A questo punto, sempre cercando di dare forma e sostanza alle parole del ministro Di Maio, tocca restringere ulteriormente l’ambito di applicazione dello sconto. Se l’obiettivo è quello di ridurre il precariato, che colpisce soprattutto i giovani, l’incentivo alla stabilizzazione potrebbe essere circoscritto sulla base dell’età. Probabilmente il ministro Di Maio sta pensando a qualcosa come a uno sgravio contributivo per le nuove assunzioni di giovani con contratto di lavoro a tempo indeterminato. Sembra una cosa già sentita?
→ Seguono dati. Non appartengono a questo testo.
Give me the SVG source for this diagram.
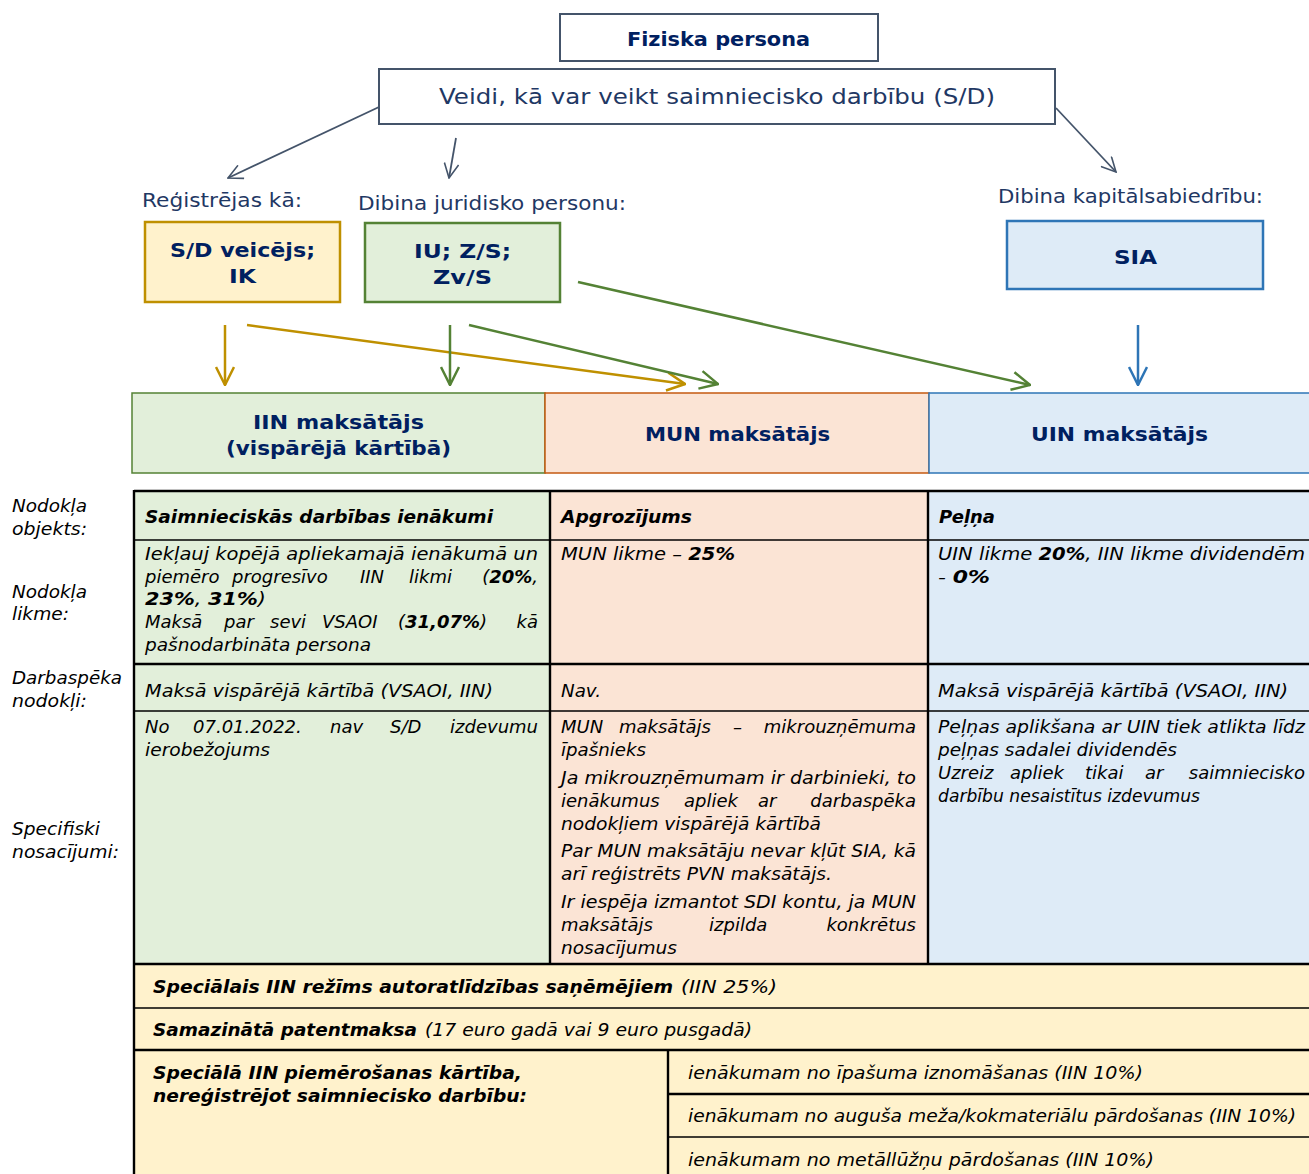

Gli osservatori più attenti ricorderanno che un incentivo del genere già esiste ed è stato introdotto dal governo Gentiloni con l’ultima legge di stabilità, è un esonero contributivo triennale fino a 3 mila euro per le nuove assunzioni degli under 35 (solo per il 2018), con il limite che scenderà agli under 30 per gli anni successivi. Nei primi cinque mesi del 2018, sempre secondo l’Inps, questo beneficio è stato utilizzato per 51 mila rapporti di lavoro tra assunzioni e trasformazioni, pari al 6,9 per cento di tutti i nuovi contratti a tempo indeterminato. Che cosa farà quindi Di Maio con questi benedetti 300 milioni? Semplice: l’emendamento allunga anche ai prossimi due anni il tetto dei 35 anni per lo sgravio. In pratica estende di poco la norma del governo Gentiloni, in piena filosofia Jobs Act.